How Laws Against Price Gouging are Causing Gasoline Shortages

After hurricane Sandy caused immense damage to the Eastern United States government officials moved in to prosecute price gougers. Anybody caught charing higher prices for goods faced prosecution and punishment by the state. What did this prohibition against raising prices lead to? Shortages. Many desperately needed goods, including gasoline, have been in short order. These shortages could have been avoided though if sellers were allowed to adjust their prices to match supply and demand:

Had gas stations been allowed to raise their prices to reflect the increased demand for gasoline, only those most in need of gasoline would have purchased gas, while everyone would have economized on their existing supply. But because prices remained lower than they should have been, no one sought to conserve gas. Low prices signaled that gas was in abundant supply, while reality was exactly the opposite, and only those fortunate enough to be at the front of gas lines were able to purchase gas before it sold out. Not surprisingly, a thriving black market developed, with gas offered for up to $20 per gallon.

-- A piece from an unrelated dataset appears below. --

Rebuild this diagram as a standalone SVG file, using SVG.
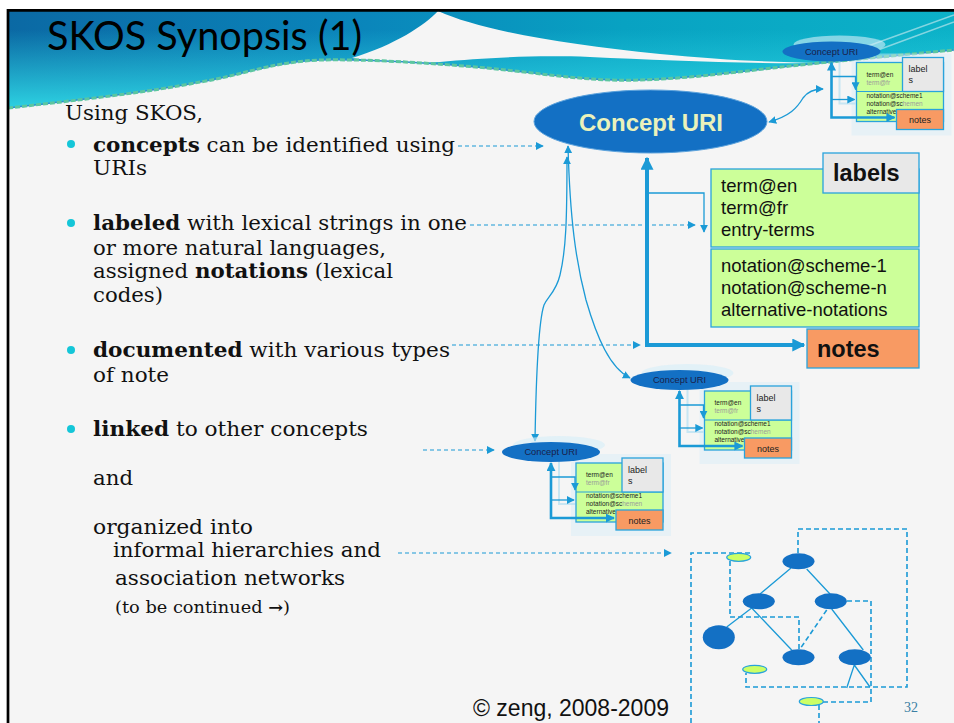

Thank the gods for the “black” market for without it there would be no gasoline anywhere. The need for a “black” markt wouldn’t exist if the state didn’t prevent sellers from raising their prices to match the increase in demand. Furthermore the price of gasoline would likely be lower than it is now because “black” market entrepreneurs increase their prices partially in response to the risk they face. Anybody selling goods on a “black” market must make enough profit to outweigh the risks of being caught and punished by the state. Additional risk tends to transform into additional costs for consumers.

When the state implements prohibitions against raising prices they cause shortages.